In organisational development, a possible goal is to impart knowledge, with the goal being for everyone to have the knowledge that they need to perform at some required level. Organisations that incentivise this model of learning and performance will tend to succeed at re-producing a common core of knowledge and standards of performance.
A system breeds uniformity when it is designed to eliminate deviations. When “measure and improve” is the tried-and-tested way, it can feel almost heretical to suggest courses of action where there isn’t a straightforward line of progress between the present and the future. The free energy required to take such actions in the first place is limited, and the chance of transformational initiatives succeeding falls in proportion to the energy required to persuade measurers to suspend orthodoxy.
The antithesis to the impart-and-promote model would be to look for knowledge that the organisation doesn’t have, and to recognise the effective application of that knowledge.
There are conceptual challenges that are inherent to such a model, for instance, in how to realistically identify knowledge that the organisation doesn’t currently have, because the organisation can’t know what it doesn’t know. However, this doesn’t mean such models are impractical; some organisations do find success, by being intentional in recruiting.
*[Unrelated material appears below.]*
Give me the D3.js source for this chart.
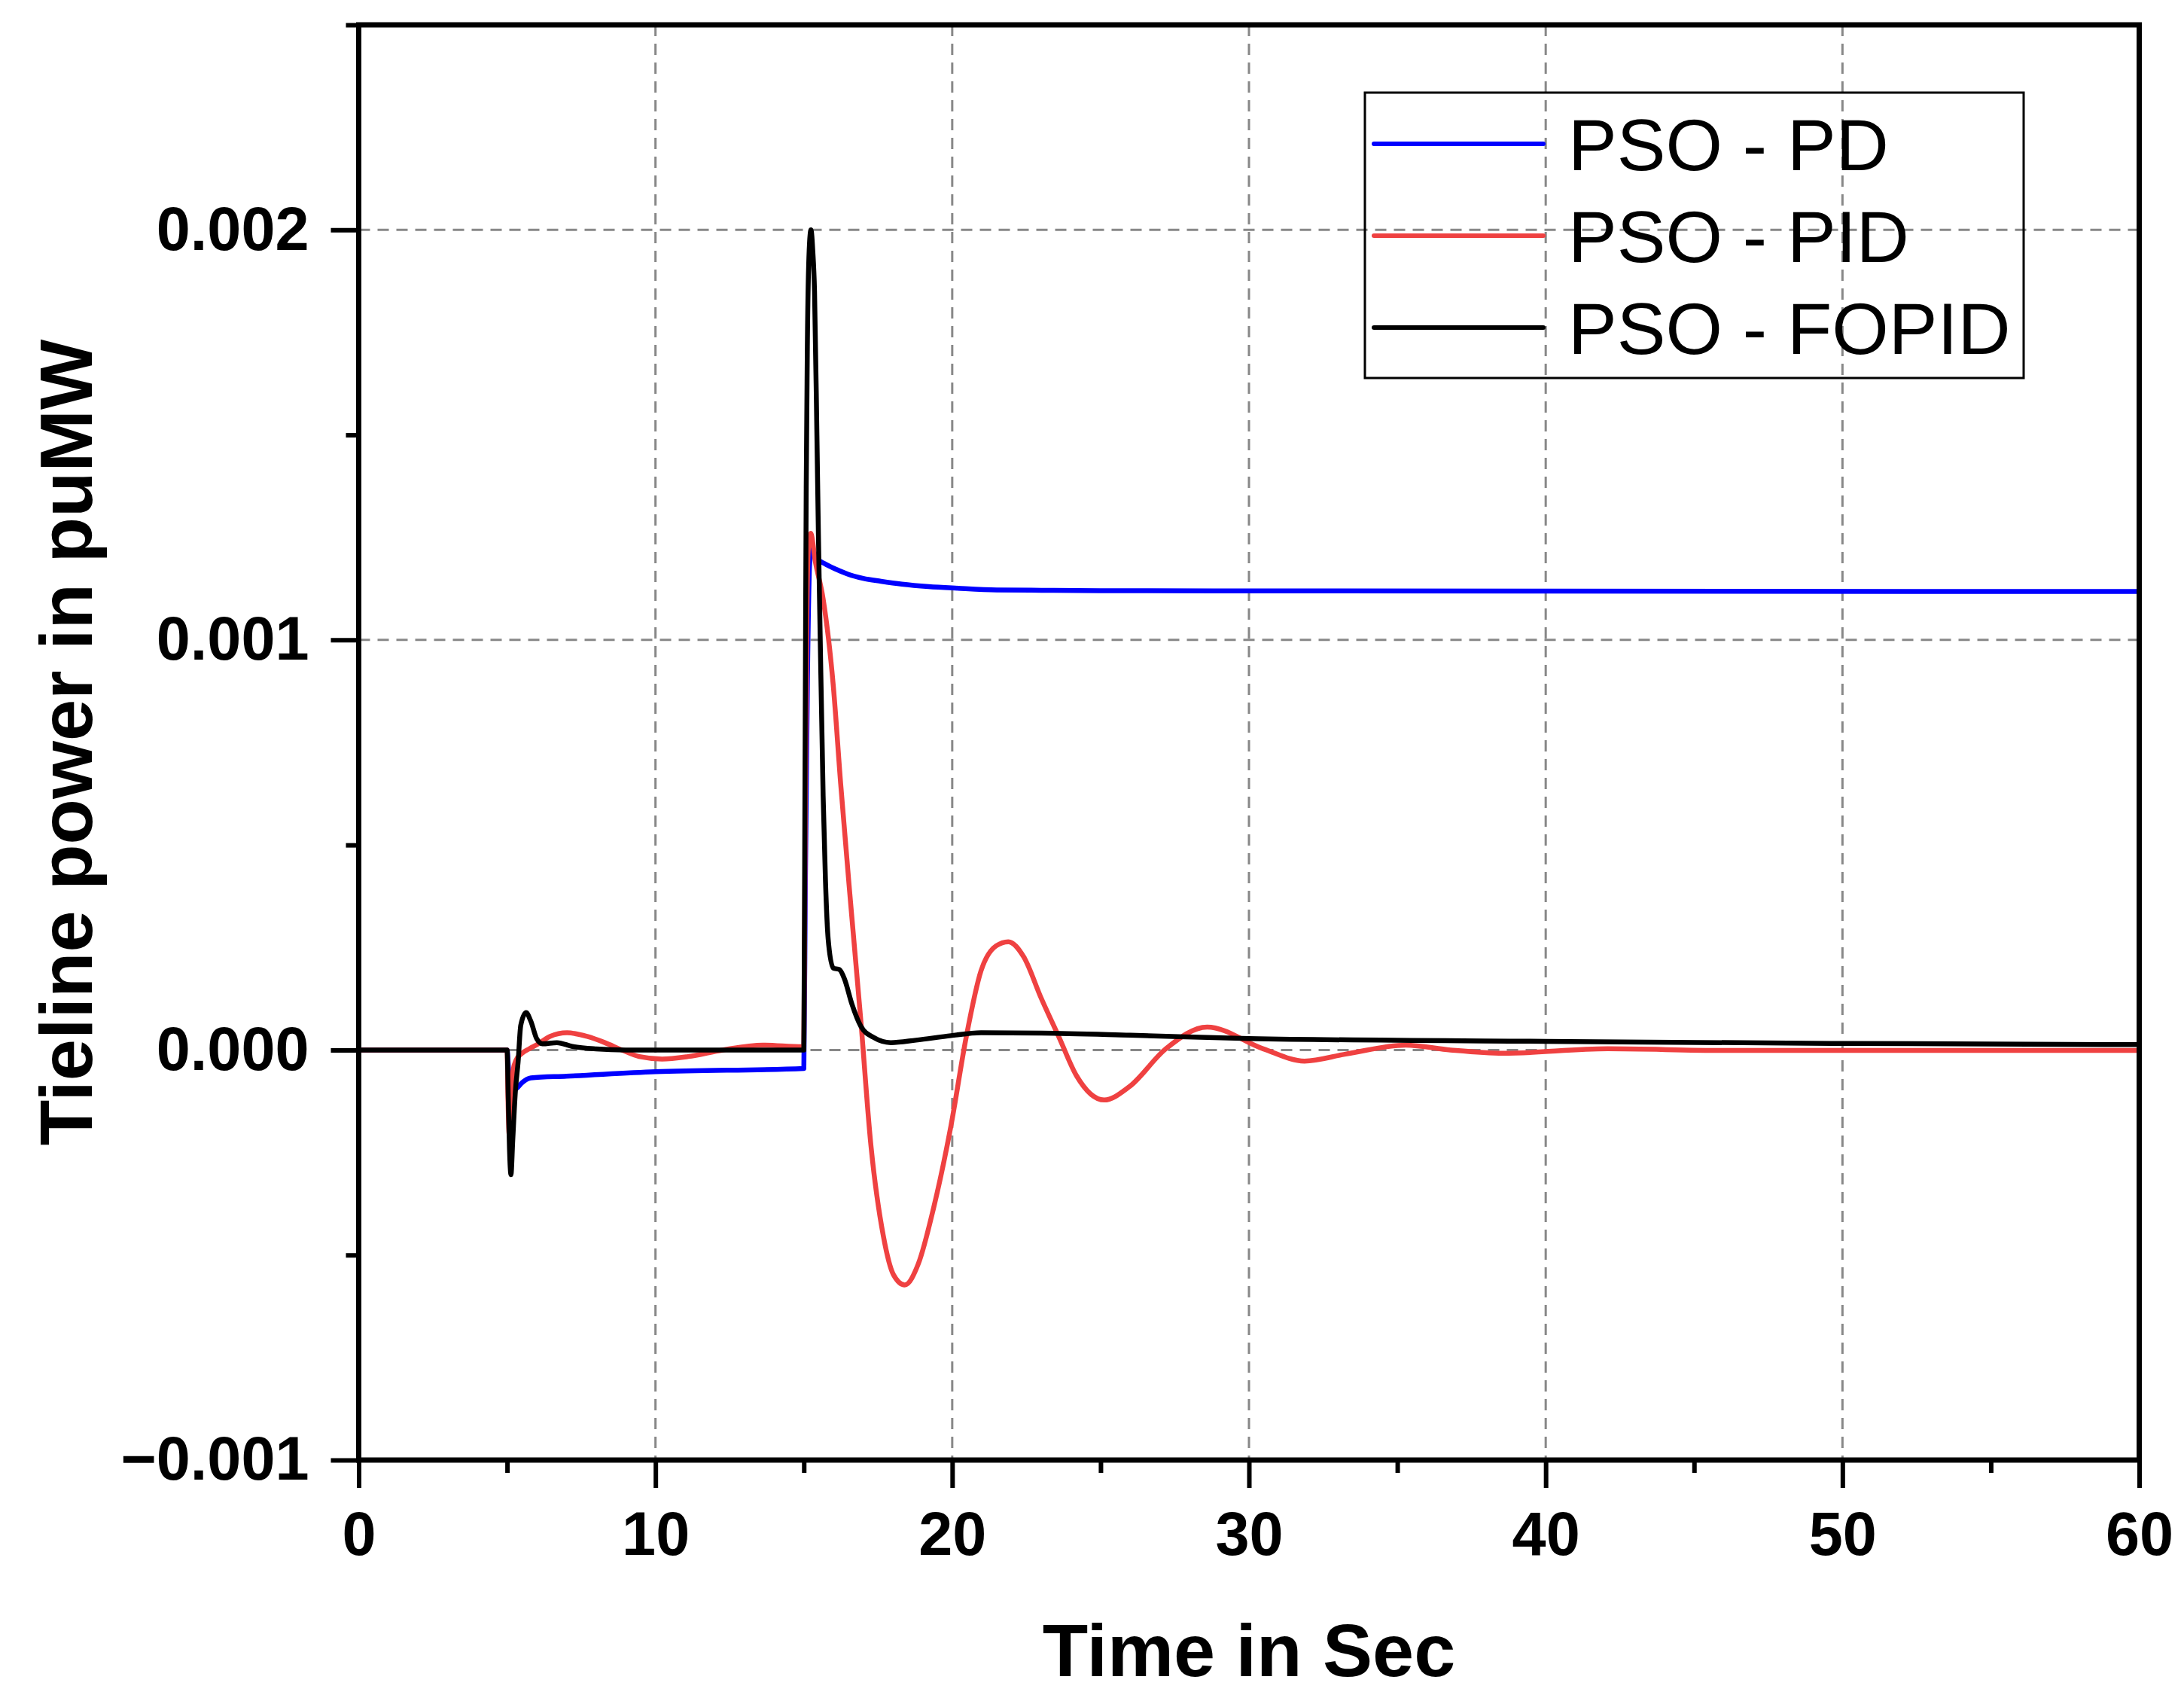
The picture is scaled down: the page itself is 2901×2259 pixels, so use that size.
<!DOCTYPE html>
<html>
<head>
<meta charset="utf-8">
<script src="https://cdn.jsdelivr.net/npm/d3@7"></script>
<style>
  html, body { margin: 0; padding: 0; background: #fff; }
  svg { display: block; }
</style>
</head>
<body>
<div id="chart"></div>
<script>
// series (time in s, tieline power in puMW)
const pdTime  = [0, 5.0, 5.05, 5.15, 5.3, 5.5, 5.8, 7.0, 10, 15.0, 15.05, 15.12, 15.2, 15.27, 15.45, 15.7, 16.1, 16.5, 17.0, 17.6, 18.3, 19.2, 20.2, 21.5, 23, 25, 40, 60]
const pdValue = [0, 0, -0.00005, -0.0001, -0.000095, -0.00008, -0.000068, -0.000064, -0.000053, -0.000045, 0.0004, 0.0009, 0.00119, 0.00122, 0.001198, 0.001186, 0.001172, 0.00116, 0.00115, 0.001143, 0.001136, 0.00113, 0.001126, 0.001122, 0.001121, 0.00112, 0.001119, 0.001118]

const pidTime  = [0, 5.0, 5.03, 5.07, 5.12, 5.2, 5.3, 5.5, 5.75, 6.05, 6.44, 7.02, 7.7, 8.29, 8.87, 9.45, 10.22, 11.1, 12.26, 13.62, 14.93, 15.0, 15.05, 15.1, 15.15, 15.23, 15.39, 15.65, 15.99, 16.24, 16.58, 16.92, 17.25, 17.68, 18.02, 18.4, 18.86, 19.37, 19.96, 20.47, 20.97, 21.48, 21.89, 22.41, 23.0, 23.6, 24.19, 25.12, 25.96, 27.2, 28.59, 30.48, 31.87, 33.26, 35.28, 36.79, 38.56, 42.09, 46, 60]
const pidValue = [0, 0, -0.00012, -0.000206, -0.00012, -0.00005, -0.000025, -0.000008, 0.000003, 0.000015, 0.000033, 0.000042, 0.000033, 0.000018, 0, -0.000016, -0.000022, -0.000016, 0, 0.000012, 0.000008, 0.000008, 0.0006, 0.00105, 0.00122, 0.00126, 0.00119, 0.0011, 0.00089, 0.00065, 0.000355, 0.000072, -0.000225, -0.000454, -0.000548, -0.000573, -0.000521, -0.000386, -0.000184, 0.000031, 0.000193, 0.000254, 0.000264, 0.000227, 0.000126, 0.000031, -0.000063, -0.000122, -0.00009, 0.000003, 0.000056, 0.000003, -0.000027, -0.00001, 0.000012, 0, -0.000008, 0.000003, -0.000001, -0.000001]

const fopidTime  = [0, 5.0, 5.04, 5.08, 5.13, 5.19, 5.28, 5.37, 5.46, 5.64, 5.8, 6.0, 6.19, 6.68, 7.2, 8.0, 9, 15.0, 15.03, 15.06, 15.08, 15.12, 15.18, 15.24, 15.3, 15.36, 15.44, 15.49, 15.55, 15.65, 15.73, 15.82, 15.99, 16.2, 16.37, 16.62, 16.92, 17.34, 17.93, 18.78, 19.96, 20.97, 23.0, 26, 30, 40, 50, 60]
const fopidValue = [0, 0, -0.00012, -0.00024, -0.000304, -0.00022, -0.0001, -0.00003, 0.00006, 0.000091, 0.00007, 0.000027, 0.000015, 0.000018, 0.0000086, 0.0000025, 0, 0, 0.0005, 0.00105, 0.00137, 0.00173, 0.00195, 0.002, 0.00195, 0.00185, 0.0015, 0.00126, 0.00101, 0.00062, 0.00041, 0.00027, 0.0002, 0.000196, 0.000173, 0.000112, 0.000058, 0.000031, 0.000018, 0.000024, 0.000035, 0.000042, 0.000041, 0.000036, 0.000028, 0.000021, 0.000016, 0.000013]

const seriesNames  = ['PSO - PD', 'PSO - PID', 'PSO - FOPID']
const seriesColors = ['#0000ff', '#ef4141', '#000000']

const xMajorTicks = [0, 10, 20, 30, 40, 50, 60]
const xMinorTicks = [5, 15, 25, 35, 45, 55]
const yMajorTicks = [-0.001, 0, 0.001, 0.002]
const yMinorTicks = [-0.0005, 0.0005, 0.0015, 0.0025]

const xTitle = 'Time in Sec'
const yTitle = 'Tieline power in puMW'

const drawChart = () => {
  const dims = {
    width: 2901,
    height: 2259,
    left: 476.5,
    right: 2841.5,
    top: 33,
    bottom: 1939
  }
  const innerWidth = dims.right - dims.left
  const innerHeight = dims.bottom - dims.top

  const svg = d3
    .select('#chart')
    .append('svg')
    .attr('width', dims.width)
    .attr('height', dims.height)

  const canvas = svg
    .append('g')
    .attr('transform', `translate(${dims.left}, ${dims.top})`)

  const xScale = d3.scaleLinear().domain([0, 60]).range([0, innerWidth])
  const yScale = d3.scaleLinear().domain([-0.001, 0.0025]).range([innerHeight, 0])

  // dashed grid at the major ticks
  const grid = canvas.append('g')
  grid
    .selectAll('.vgrid')
    .data(xMajorTicks.filter((d) => d > 0 && d < 60))
    .join('line')
    .attr('x1', (d) => xScale(d))
    .attr('x2', (d) => xScale(d))
    .attr('y1', 0)
    .attr('y2', innerHeight)
  grid
    .selectAll('.hgrid')
    .data(yMajorTicks.filter((d) => d > -0.001))
    .join('line')
    .attr('x1', 0)
    .attr('x2', innerWidth)
    .attr('y1', (d) => yScale(d))
    .attr('y2', (d) => yScale(d))
  grid
    .selectAll('line')
    .attr('stroke', '#888888')
    .attr('stroke-width', 3)
    .attr('stroke-dasharray', '15,10')

  // the three responses
  const seriesData = [
    d3.zip(pdTime, pdValue),
    d3.zip(pidTime, pidValue),
    d3.zip(fopidTime, fopidValue)
  ]

  const lineGenerator = d3
    .line()
    .x((d) => xScale(d[0]))
    .y((d) => yScale(d[1]))
    .curve(d3.curveMonotoneX)

  seriesData.forEach((points, i) => {
    canvas
      .append('path')
      .datum(points)
      .attr('d', lineGenerator)
      .attr('fill', 'none')
      .attr('stroke', seriesColors[i])
      .attr('stroke-width', 6.5)
      .attr('stroke-linejoin', 'round')
  })

  // axes
  const styleAxis = (g) => {
    g.select('.domain').remove()
    g.selectAll('.tick line').attr('stroke', '#000').attr('stroke-width', 6)
    g.selectAll('.tick text')
      .attr('fill', '#000')
      .attr('font-family', "'Liberation Sans', Arial, sans-serif")
      .attr('font-weight', 'bold')
      .attr('font-size', '81px')
  }

  canvas
    .append('g')
    .attr('transform', `translate(0, ${innerHeight})`)
    .call(d3.axisBottom(xScale).tickValues(xMajorTicks).tickSize(37).tickPadding(31))
    .call(styleAxis)
  canvas
    .append('g')
    .attr('transform', `translate(0, ${innerHeight})`)
    .call(d3.axisBottom(xScale).tickValues(xMinorTicks).tickSize(17).tickFormat(''))
    .call(styleAxis)

  canvas
    .append('g')
    .call(
      d3.axisLeft(yScale).tickValues(yMajorTicks).tickSize(37).tickPadding(29).tickFormat(d3.format('.3f'))
    )
    .call(styleAxis)
  canvas
    .append('g')
    .call(d3.axisLeft(yScale).tickValues(yMinorTicks).tickSize(17).tickFormat(''))
    .call(styleAxis)

  // frame
  canvas
    .append('rect')
    .attr('width', innerWidth)
    .attr('height', innerHeight)
    .attr('fill', 'none')
    .attr('stroke', '#000')
    .attr('stroke-width', 7)

  // axis titles
  svg
    .append('text')
    .attr('x', dims.left + innerWidth / 2)
    .attr('y', 2226)
    .attr('text-anchor', 'middle')
    .attr('font-family', "'Liberation Sans', Arial, sans-serif")
    .attr('font-weight', 'bold')
    .attr('font-size', '99px')
    .text(xTitle)

  svg
    .append('text')
    .attr('transform', `translate(122, ${dims.top + innerHeight / 2}) rotate(-90)`)
    .attr('text-anchor', 'middle')
    .attr('font-family', "'Liberation Sans', Arial, sans-serif")
    .attr('font-weight', 'bold')
    .attr('font-size', '99px')
    .text(yTitle)

  // legend
  const legend = svg.append('g')
  legend
    .append('rect')
    .attr('x', 1813)
    .attr('y', 123)
    .attr('width', 875)
    .attr('height', 379)
    .attr('fill', 'none')
    .attr('stroke', '#000')
    .attr('stroke-width', 3)

  const rowY = d3.scalePoint().domain(seriesNames).range([191, 435])

  const rows = legend
    .selectAll('.row')
    .data(seriesNames)
    .join('g')
    .attr('transform', (d) => `translate(0, ${rowY(d)})`)

  rows
    .append('line')
    .attr('x1', 1825)
    .attr('x2', 2050)
    .attr('stroke', (d, i) => seriesColors[i])
    .attr('stroke-width', 6)
    .attr('stroke-linecap', 'round')

  rows
    .append('text')
    .attr('x', 2083)
    .attr('y', 35)
    .attr('font-family', "'Liberation Sans', Arial, sans-serif")
    .attr('font-size', '97px')
    .attr('fill', '#000')
    .text((d) => d)
}

drawChart()
</script>
</body>
</html>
Another tactic is to create a bias towards diversity, but I expect the adaptive value of this will vary depending on the survival imperatives underlying your ecosystem; caveat emptor.
Another conceptual challenge is that the transformative drive tends towards decoherence, over time. A theoretically perfect transformation champion would have a plan for the return of “measure and improve” that is as rich as the plan to break away from the start state.
In reality, no organisation will be perfectly in either ideological orientation; leaders and individuals can and do exercise agency to create pockets of chaos and influence the direction of drift. It is a mercy.